Зависимость реальной судьбы от изображенной на полотне — это Гоголь. «Обратная связь» между человеком и роком — это Бальзак. Материализация совести в постороннем предмете — это По. Не будем, впрочем, слишком строго делить высокую проблематику по авторам, превращая их в персонал некоего единого института, возможно, даже академического. Ибо проблематика эта, по сути, неделима, хотя и фигурирует в разных ситуациях под разными именами.

Подытоживая морализаторскую квинтэссенцию «страшных портретов», ограничусь несколькими фразами Гоголя: «кто заключил в себе талант, тот чище всех должен быть душою», «старик пошевелился и вдруг уперся в рамку обеими руками», «это были живые, это были человеческие глаза», «глаза еще страшнее, еще значительнее вперились в него», «что страннее всего и что не могло не поразить многих — это странная судьба всех тех, которые получали от него деньги: все они оканчивали жизнь несчастным образом», «чего лучше? — он сам просится в дьяволы ко мне на картину»…

Выдержки из Гоголя расположены в естественном порядке, то есть в «авторской» последовательности.
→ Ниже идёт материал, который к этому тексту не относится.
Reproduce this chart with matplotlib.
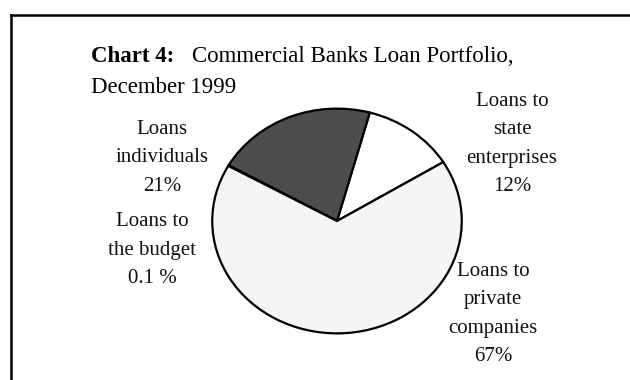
import matplotlib.pyplot as plt
from matplotlib.lines import Line2D

# loan portfolio shares, in percent
names = ["Loans to\nstate\nenterprises", "Loans\nindividuals",
         "Loans to\nthe budget", "Loans to\nprivate\ncompanies"]
shares = [12, 21, 0.1, 67]
share_labels = ["12%", "21%", "0.1 %", "67%"]
colors = ["#ffffff", "#4d4d4d", "#f5f5f5", "#f5f5f5"]

W, H = 630, 380
plt.rcParams["font.family"] = ["Liberation Serif", "DejaVu Serif"]

fig = plt.figure(figsize=(W / 100, H / 100), dpi=100)


def px(x, y):
    """Pixel position (from top-left) to figure fraction."""
    return x / W, 1 - y / H


# open frame around the chart (top and left edges)
x0, y0 = px(11, 15)
fig.add_artist(Line2D([x0, 1], [y0, y0], color="black", lw=1.8))
fig.add_artist(Line2D([x0, x0], [y0, 0], color="black", lw=1.8))

# title
fig.text(*px(91, 62), "Chart 4:", fontsize=16.5, fontweight="bold", va="baseline")
fig.text(*px(192, 62), "Commercial Banks Loan Portfolio,", fontsize=16.5, va="baseline")
fig.text(*px(91, 93), "December 1999", fontsize=16.5, va="baseline")

# pie drawn slightly wider than tall
cx, cy, rx, ry = 337, 221, 126, 113.5
ax = fig.add_axes([(cx - rx) / W, (H - cy - ry) / H, 2 * rx / W, 2 * ry / H])
ax.pie(shares, colors=colors, startangle=31.6, counterclock=True, radius=1,
       wedgeprops=dict(edgecolor="black", linewidth=1.6))
ax.set_aspect("auto")
ax.set_xlim(-1.01, 1.01)
ax.set_ylim(-1.01, 1.01)
ax.axis("off")

# category labels with their shares
label_pos = [(512, 144), (162, 158), (152, 250), (493, 314)]
for name, lab, (lx, ly) in zip(names, share_labels, label_pos):
    fig.text(*px(lx, ly), f"{name}\n{lab}", fontsize=15, ha="center", va="center",
             linespacing=1.65, color="#111111")

fig.savefig("out.png", dpi=100)
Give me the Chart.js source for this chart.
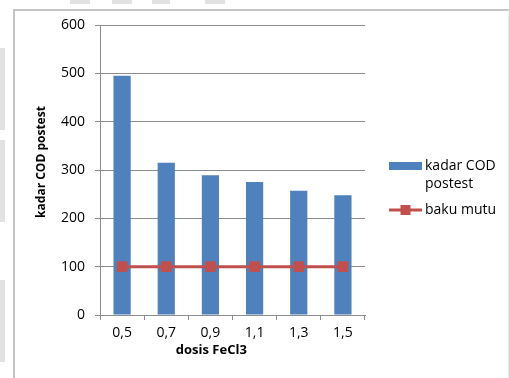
<!DOCTYPE html>
<html>
<head>
<meta charset="utf-8">
<script src="https://cdn.jsdelivr.net/npm/chart.js@4/dist/chart.umd.min.js"></script>
<style>
  html, body { margin: 0; padding: 0; background: #fff; }
  #wrap { position: relative; width: 509px; height: 378px; overflow: hidden; }
  #frame { position: absolute; left: 13px; top: 9px; right: 0; bottom: -4px;
           border-top: 2px solid #c4c4c4; border-left: 2px solid #c4c4c4; border-right: 1px solid #ececec; }
  .smudge { position: absolute; background: #e2e2e2; }
  canvas { position: absolute; left: 0; top: 0; }
</style>
</head>
<body>
<div id="wrap">
  <div class="smudge" style="left:0;top:48px;width:5px;height:82px"></div>
  <div class="smudge" style="left:0;top:140px;width:5px;height:82px"></div>
  <div class="smudge" style="left:0;top:280px;width:5px;height:82px"></div>
  <div class="smudge" style="left:70px;top:0;width:20px;height:4px"></div>
  <div class="smudge" style="left:112px;top:0;width:20px;height:4px"></div>
  <div class="smudge" style="left:152px;top:0;width:18px;height:4px"></div>
  <div class="smudge" style="left:205px;top:0;width:20px;height:4px"></div>
  <div id="frame"></div>
  <canvas id="c" width="509" height="378"></canvas>
</div>
<script>
// FeCl3 dose levels (x categories)
const doses = ['0,5', '0,7', '0,9', '1,1', '1,3', '1,5'];
// COD after treatment
const codPostest = [495, 315, 289, 275, 257, 248];
// quality standard limit
const bakuMutu = [100, 100, 100, 100, 100, 100];
// y-axis ticks
const yTicks = [0, 100, 200, 300, 400, 500, 600];

const FONT = '"Open Sans", "DejaVu Sans", sans-serif';
const BLUE = '#4F81BD';
const RED = '#C0504D';

// axis titles and a two-line legend drawn on the canvas
const decorations = {
  id: 'decorations',
  afterDraw(chart) {
    const ctx = chart.ctx;
    const a = chart.chartArea;
    ctx.save();
    ctx.fillStyle = '#000';
    ctx.textAlign = 'center';
    ctx.textBaseline = 'middle';
    // x title
    ctx.font = 'bold 13px ' + FONT;
    ctx.fillText('dosis FeCl3', a.left + (a.right - a.left) * 0.42, 350);
    // y title
    ctx.font = 'bold 12px ' + FONT;
    ctx.translate(42, 162);
    ctx.rotate(-Math.PI / 2);
    ctx.fillText('kadar COD postest', 0, 0);
    ctx.restore();

    // legend
    const ds = chart.data.datasets;
    const bar = ds.find(d => d.type === 'bar');
    const line = ds.find(d => d.type === 'line');
    ctx.save();
    ctx.font = '14px ' + FONT;
    ctx.textBaseline = 'middle';
    ctx.textAlign = 'left';
    const lx = 389, sw = 33;
    // bar entry
    ctx.fillStyle = bar.backgroundColor;
    ctx.fillRect(lx, 162, sw, 8);
    ctx.fillStyle = '#000';
    const words = bar.label.split(' ');
    ctx.fillText(words.slice(0, 2).join(' '), lx + sw + 3, 166);
    ctx.fillText(words.slice(2).join(' '), lx + sw + 3, 184);
    // line entry
    ctx.strokeStyle = line.borderColor;
    ctx.lineWidth = 3;
    ctx.beginPath();
    ctx.moveTo(lx, 210);
    ctx.lineTo(lx + sw, 210);
    ctx.stroke();
    ctx.fillStyle = line.pointBackgroundColor;
    ctx.fillRect(lx + sw / 2 - 5, 205, 10, 10);
    ctx.fillStyle = '#000';
    ctx.fillText(line.label, lx + sw + 3, 210);
    ctx.restore();
  }
};

new Chart(document.getElementById('c'), {
  data: {
    labels: doses,
    datasets: [
      {
        type: 'bar',
        label: 'kadar COD postest',
        data: codPostest,
        backgroundColor: BLUE,
        borderWidth: 0,
        barPercentage: 0.39,
        categoryPercentage: 1,
        order: 1
      },
      {
        type: 'line',
        label: 'baku mutu',
        data: bakuMutu,
        borderColor: RED,
        borderWidth: 3,
        pointStyle: 'rect',
        pointRadius: 7.5,
        pointBackgroundColor: RED,
        pointBorderColor: RED,
        pointBorderWidth: 0,
        order: 0
      }
    ]
  },
  options: {
    responsive: false,
    animation: false,
    layout: { padding: { left: 0, right: 144, top: 25, bottom: 28 } },
    plugins: { legend: { display: false }, tooltip: { enabled: false }, title: { display: false } },
    scales: {
      x: {
        type: 'category',
        offset: true,
        afterFit(s) { s.height = 35; },
        grid: { display: true, drawOnChartArea: false, offset: true, tickLength: 5, color: '#8c8c8c', lineWidth: 1 },
        border: { display: true, color: '#8c8c8c', width: 1 },
        ticks: { color: '#000', font: { family: FONT, size: 14 }, padding: 5, maxRotation: 0 }
      },
      y: {
        min: 0,
        max: 600,
        afterFit(s) { s.width = 100; },
        afterBuildTicks(s) { s.ticks = yTicks.map(v => ({ value: v })); },
        grid: { color: '#8c8c8c', lineWidth: 1, tickLength: 5 },
        border: { display: true, color: '#8c8c8c', width: 1 },
        ticks: { color: '#000', font: { family: FONT, size: 14 }, padding: 10 }
      }
    }
  },
  plugins: [decorations]
});
</script>
</body>
</html>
Все же цельный рисунок сюжета они не воссоздают: таков уж этот сюжет, очерчивающий замысловатую двойственную конструкцию, которая впоследствии станет композиционной схемой детектива. Первую часть повести составляет история купившего за бесценок «страшный портрет» художника Чарткова: как картина пугала его своим жизнеподобием особенно глазами, как обнаружились в ее раме золотые монеты, целый клад, как изменилась после этого жизнь художника, ставшего знаменитостью — и растранжирившего свой талант; ну, и в итоге — безумие и смерть духовного банкрота.

Вторая часть повести объясняет первую. Появляется фигура загадочного восточного ростовщика, чьи деньги приносят просителям несчастье. Ростовщик просит художника — это, конечно, не Чартков, а его давний предшественник нарисовать с него портрет, явно надеясь таким образом спасти или продлить свою жизнь. Все-таки зловещий ростовщик умирает, художник же, претерпев соответствующие страдания, восходит к нравственному исцелению и завещает сыну уничтожить страшный портрет…

Романтические недоговорки «Портрета» вполне каноничны. Остается нерасшифрованной фигура восточного ростовщика: дьявол он? не дьявол? грешник, нанятый дьяволом? — ответа нет. Тайна приоткрывает завесу — и все же на последнем клочке своих владений тайна остается тайной. Дух, вселившийся в портрет ростовщика, — это дух той литературы, которую характеризуют такие названия, как «Мельмот-скиталец», и такие авторы, как Гофман. Он и ныне блуждает по белу свету, сей дух, посещая романы ужасов или кинодетективы Хичкока. Или даже романы М. Булгакова…

Наряду с хождениями по ту сторону рассудка, в гоголевском «Портрете» предостаточно рассудочности. Да, судьба Чарткова сложилась несчастливо, непонятно — и, чтоб сделать ее понятной, дается пространное объяснение в виде второй части. Рассудочны до назидательности монологи художника, сотворившего портрет. Они придают «Портрету» еще одно сходство: с восточной притчей, где зримые картины прочно привязаны к «идее», к «морали».

«Портрет» Гоголя — как и другие «страшные портреты» — использует одну из узких специальностей зеркала: служить дверью в мир неведомого, неназванного, неизученного. Может быть, это царство нечистой силы. Может быть, нечто такое, чего человек пока не успел открыть. А может быть, стихия уголовщины: не напрасно ведь один корреспондент «Литературной газеты» не так давно назвал Зазеркальем систему связей и влияний мафии в Узбекистане…

Пока мы расстаемся с остановившимся фантомом зеркального отражения. Расстаемся, убедившись, что это только кажется, будто оно может остановиться. Даже портрет, сама неподвижность, — частный случай движения. (А зеркало — портрет, разверстанный во времени.)